▶ PROBLEM DETAILS
Exclude all pictures, then copy each of the records exactly as written.

▶ RAW DATA
• • • • •
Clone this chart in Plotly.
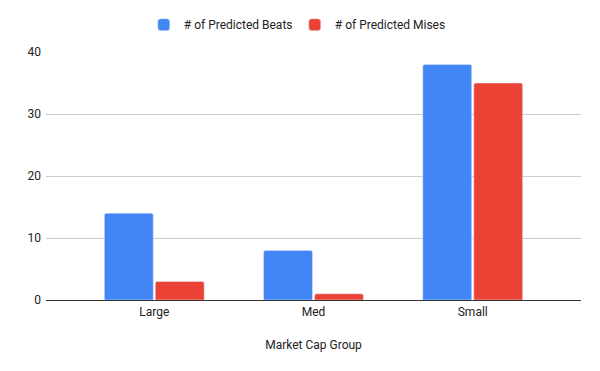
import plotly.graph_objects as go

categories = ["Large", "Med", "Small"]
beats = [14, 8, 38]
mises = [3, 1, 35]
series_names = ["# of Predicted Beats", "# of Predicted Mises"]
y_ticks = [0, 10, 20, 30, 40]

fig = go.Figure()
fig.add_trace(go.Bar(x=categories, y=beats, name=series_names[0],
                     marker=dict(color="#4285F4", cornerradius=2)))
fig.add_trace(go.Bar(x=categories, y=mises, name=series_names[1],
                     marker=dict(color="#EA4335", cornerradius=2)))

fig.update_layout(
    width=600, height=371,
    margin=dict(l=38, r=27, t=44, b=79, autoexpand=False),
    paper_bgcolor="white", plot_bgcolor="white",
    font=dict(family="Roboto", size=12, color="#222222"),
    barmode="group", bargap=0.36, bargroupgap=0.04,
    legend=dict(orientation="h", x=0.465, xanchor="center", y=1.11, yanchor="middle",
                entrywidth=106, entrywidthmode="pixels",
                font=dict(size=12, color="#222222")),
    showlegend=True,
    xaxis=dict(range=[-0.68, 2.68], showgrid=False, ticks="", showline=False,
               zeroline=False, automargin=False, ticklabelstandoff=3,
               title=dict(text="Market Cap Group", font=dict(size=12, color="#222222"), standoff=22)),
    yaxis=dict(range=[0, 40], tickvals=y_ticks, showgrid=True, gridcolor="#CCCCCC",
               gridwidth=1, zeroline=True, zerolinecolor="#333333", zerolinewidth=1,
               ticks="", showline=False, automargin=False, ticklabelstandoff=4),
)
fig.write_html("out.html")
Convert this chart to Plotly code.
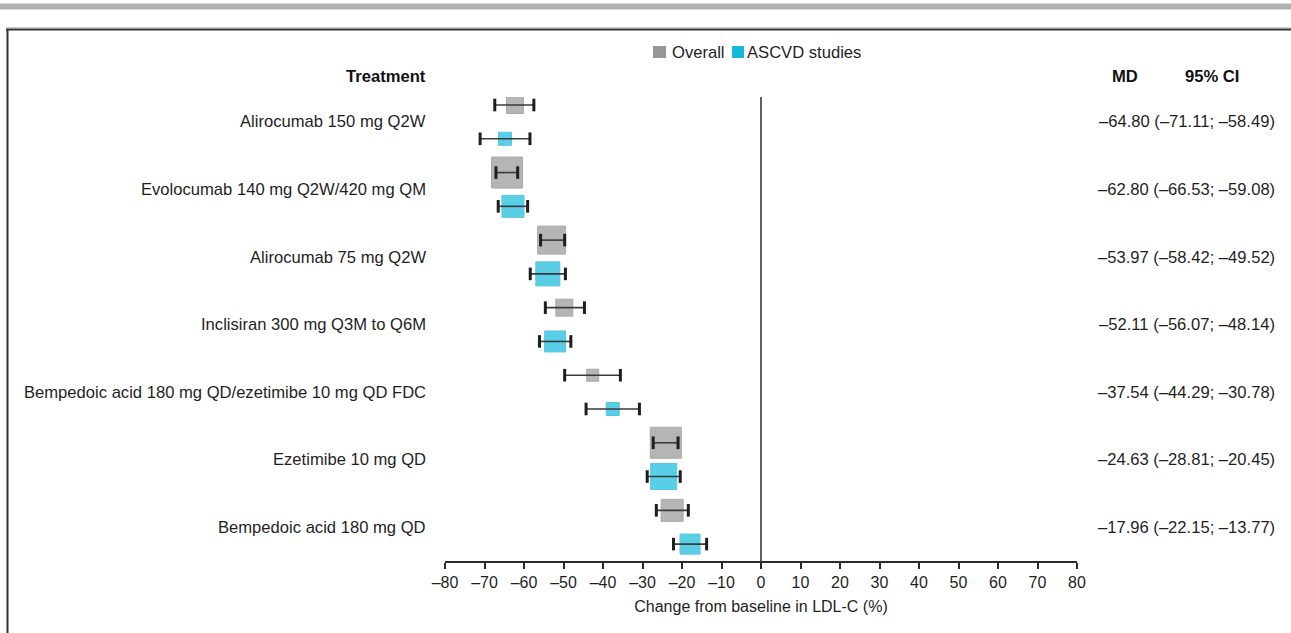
• • • • •
▶ EXPECTED OUTPUT
Clone this chart in Plotly.
import plotly.graph_objects as go

categories = ["Large", "Med", "Small"]
beats = [14, 8, 38]
mises = [3, 1, 35]
series_names = ["# of Predicted Beats", "# of Predicted Mises"]
y_ticks = [0, 10, 20, 30, 40]

fig = go.Figure()
fig.add_trace(go.Bar(x=categories, y=beats, name=series_names[0],
                     marker=dict(color="#4285F4", cornerradius=2)))
fig.add_trace(go.Bar(x=categories, y=mises, name=series_names[1],
                     marker=dict(color="#EA4335", cornerradius=2)))

fig.update_layout(
    width=600, height=371,
    margin=dict(l=38, r=27, t=44, b=79, autoexpand=False),
    paper_bgcolor="white", plot_bgcolor="white",
    font=dict(family="Roboto", size=12, color="#222222"),
    barmode="group", bargap=0.36, bargroupgap=0.04,
    legend=dict(orientation="h", x=0.465, xanchor="center", y=1.11, yanchor="middle",
                entrywidth=106, entrywidthmode="pixels",
                font=dict(size=12, color="#222222")),
    showlegend=True,
    xaxis=dict(range=[-0.68, 2.68], showgrid=False, ticks="", showline=False,
               zeroline=False, automargin=False, ticklabelstandoff=3,
               title=dict(text="Market Cap Group", font=dict(size=12, color="#222222"), standoff=22)),
    yaxis=dict(range=[0, 40], tickvals=y_ticks, showgrid=True, gridcolor="#CCCCCC",
               gridwidth=1, zeroline=True, zerolinecolor="#333333", zerolinewidth=1,
               ticks="", showline=False, automargin=False, ticklabelstandoff=4),
)
fig.write_html("out.html")
Convert this chart to Plotly code.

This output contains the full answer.